PROBLEM DETAILS
List all lines of the data that include the string "image".
──────
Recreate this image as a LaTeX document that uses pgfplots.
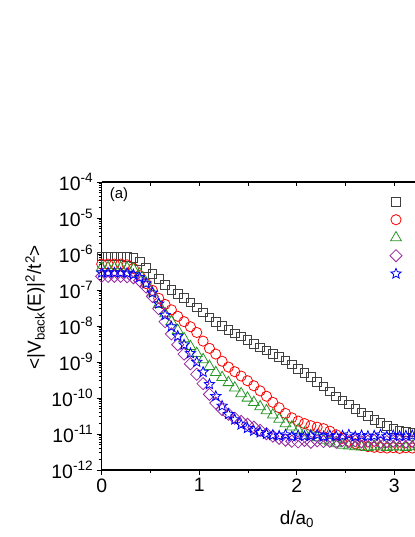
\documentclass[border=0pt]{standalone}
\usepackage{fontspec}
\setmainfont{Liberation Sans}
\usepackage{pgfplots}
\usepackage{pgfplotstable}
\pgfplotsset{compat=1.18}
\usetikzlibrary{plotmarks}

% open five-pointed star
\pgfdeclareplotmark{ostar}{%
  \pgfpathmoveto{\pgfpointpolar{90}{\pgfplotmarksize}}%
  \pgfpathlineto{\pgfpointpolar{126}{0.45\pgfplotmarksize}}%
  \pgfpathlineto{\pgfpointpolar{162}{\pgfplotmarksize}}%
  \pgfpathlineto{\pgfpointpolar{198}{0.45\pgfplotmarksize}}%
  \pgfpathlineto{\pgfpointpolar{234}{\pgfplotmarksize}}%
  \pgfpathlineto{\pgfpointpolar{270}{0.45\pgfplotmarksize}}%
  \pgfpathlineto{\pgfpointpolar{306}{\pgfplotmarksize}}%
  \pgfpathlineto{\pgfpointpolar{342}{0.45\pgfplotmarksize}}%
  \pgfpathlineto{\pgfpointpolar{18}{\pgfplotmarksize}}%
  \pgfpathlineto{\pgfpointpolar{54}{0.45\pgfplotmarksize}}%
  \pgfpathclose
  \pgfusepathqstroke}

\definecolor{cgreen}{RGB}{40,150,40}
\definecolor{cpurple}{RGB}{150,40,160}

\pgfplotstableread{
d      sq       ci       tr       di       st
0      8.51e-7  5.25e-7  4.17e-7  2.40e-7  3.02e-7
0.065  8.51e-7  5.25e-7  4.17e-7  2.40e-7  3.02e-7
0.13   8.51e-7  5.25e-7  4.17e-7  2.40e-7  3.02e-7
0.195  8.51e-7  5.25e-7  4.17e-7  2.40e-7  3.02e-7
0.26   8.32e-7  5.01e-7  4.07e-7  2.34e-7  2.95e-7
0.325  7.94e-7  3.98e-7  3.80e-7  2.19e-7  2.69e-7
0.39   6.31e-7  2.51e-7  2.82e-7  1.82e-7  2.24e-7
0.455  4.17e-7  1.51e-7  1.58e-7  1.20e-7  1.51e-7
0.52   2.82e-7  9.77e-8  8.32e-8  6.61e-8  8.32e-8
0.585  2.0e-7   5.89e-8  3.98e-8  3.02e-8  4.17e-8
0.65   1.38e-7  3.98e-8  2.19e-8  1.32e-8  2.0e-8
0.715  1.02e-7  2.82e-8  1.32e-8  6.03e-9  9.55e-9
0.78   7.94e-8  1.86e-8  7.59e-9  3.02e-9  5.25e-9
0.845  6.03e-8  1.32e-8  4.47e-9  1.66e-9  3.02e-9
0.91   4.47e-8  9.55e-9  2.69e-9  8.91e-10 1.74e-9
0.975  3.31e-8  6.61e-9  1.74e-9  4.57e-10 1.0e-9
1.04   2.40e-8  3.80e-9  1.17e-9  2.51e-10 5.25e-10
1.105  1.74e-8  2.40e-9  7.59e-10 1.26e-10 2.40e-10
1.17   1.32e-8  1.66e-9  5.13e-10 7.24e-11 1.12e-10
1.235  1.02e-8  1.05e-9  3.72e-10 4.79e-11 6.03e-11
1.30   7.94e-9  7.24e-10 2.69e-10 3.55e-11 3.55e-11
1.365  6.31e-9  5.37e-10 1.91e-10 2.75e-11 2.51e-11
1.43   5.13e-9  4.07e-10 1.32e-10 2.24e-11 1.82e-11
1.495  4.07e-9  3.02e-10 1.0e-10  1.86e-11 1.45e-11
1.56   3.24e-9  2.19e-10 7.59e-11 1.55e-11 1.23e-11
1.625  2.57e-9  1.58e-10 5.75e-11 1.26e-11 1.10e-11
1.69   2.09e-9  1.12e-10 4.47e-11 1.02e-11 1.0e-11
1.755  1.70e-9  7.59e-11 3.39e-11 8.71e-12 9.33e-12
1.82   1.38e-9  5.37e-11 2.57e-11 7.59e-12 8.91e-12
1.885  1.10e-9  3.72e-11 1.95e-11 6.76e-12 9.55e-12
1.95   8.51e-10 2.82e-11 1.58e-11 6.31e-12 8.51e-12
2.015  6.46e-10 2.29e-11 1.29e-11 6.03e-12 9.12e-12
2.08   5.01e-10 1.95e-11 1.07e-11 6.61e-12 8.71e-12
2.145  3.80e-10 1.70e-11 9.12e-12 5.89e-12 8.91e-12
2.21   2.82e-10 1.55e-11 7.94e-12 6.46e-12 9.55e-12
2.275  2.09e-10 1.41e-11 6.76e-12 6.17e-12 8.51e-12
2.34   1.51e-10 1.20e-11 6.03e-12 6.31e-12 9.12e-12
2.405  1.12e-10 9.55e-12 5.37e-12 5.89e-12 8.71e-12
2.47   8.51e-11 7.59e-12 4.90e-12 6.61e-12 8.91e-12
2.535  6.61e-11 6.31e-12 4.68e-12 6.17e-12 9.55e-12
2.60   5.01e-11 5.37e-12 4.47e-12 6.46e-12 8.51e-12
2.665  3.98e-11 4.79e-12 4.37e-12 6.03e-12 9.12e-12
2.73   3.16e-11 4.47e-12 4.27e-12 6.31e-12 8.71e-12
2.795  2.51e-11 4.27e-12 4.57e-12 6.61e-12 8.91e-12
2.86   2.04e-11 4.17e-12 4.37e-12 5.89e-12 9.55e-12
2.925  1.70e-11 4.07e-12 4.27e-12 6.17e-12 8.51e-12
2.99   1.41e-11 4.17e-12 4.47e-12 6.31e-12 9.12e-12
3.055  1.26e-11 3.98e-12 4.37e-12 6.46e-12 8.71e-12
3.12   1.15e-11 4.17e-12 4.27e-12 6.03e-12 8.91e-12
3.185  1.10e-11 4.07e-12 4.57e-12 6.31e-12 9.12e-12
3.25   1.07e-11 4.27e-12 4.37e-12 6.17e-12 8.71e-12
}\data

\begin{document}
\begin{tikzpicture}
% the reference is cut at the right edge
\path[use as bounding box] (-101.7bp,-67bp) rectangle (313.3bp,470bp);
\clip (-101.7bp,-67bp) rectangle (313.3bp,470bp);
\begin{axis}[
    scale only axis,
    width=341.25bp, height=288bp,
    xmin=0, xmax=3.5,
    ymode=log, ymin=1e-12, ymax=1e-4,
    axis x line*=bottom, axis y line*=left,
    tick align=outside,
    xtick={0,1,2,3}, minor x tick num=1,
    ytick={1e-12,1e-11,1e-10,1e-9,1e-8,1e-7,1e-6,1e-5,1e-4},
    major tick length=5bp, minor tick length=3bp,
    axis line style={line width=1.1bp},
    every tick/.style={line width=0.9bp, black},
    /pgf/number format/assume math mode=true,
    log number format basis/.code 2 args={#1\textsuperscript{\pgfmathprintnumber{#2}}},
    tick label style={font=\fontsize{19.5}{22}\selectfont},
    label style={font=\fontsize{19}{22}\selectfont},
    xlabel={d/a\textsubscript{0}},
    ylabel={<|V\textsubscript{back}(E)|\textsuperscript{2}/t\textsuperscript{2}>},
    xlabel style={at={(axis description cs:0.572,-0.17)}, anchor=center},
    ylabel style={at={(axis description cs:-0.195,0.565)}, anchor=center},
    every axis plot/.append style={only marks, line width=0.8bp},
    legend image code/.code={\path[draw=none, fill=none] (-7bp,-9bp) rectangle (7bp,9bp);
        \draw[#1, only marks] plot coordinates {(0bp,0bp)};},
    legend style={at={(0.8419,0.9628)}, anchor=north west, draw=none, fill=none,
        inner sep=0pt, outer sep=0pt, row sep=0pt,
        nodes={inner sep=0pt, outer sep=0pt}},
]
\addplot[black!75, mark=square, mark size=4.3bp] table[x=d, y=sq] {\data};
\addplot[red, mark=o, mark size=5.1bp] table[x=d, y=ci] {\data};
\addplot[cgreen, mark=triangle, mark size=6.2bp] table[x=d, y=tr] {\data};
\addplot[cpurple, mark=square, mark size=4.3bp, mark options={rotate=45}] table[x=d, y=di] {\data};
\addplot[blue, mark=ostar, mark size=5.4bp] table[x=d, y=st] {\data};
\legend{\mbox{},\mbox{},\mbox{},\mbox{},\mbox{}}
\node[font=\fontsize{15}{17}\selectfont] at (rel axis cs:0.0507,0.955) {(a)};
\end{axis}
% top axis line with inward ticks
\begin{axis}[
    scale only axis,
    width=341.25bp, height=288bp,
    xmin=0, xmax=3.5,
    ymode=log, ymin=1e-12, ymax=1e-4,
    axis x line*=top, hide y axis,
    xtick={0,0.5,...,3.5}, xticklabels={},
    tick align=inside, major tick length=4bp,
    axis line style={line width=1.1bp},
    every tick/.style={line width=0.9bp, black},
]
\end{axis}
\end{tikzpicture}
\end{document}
──────
OUTPUT FOR THIS EXERCISE
Recreate this image as a LaTeX document that uses pgfplots.
    legend image code/.code={\path[draw=none, fill=none] (-7bp,-9bp) rectangle (7bp,9bp);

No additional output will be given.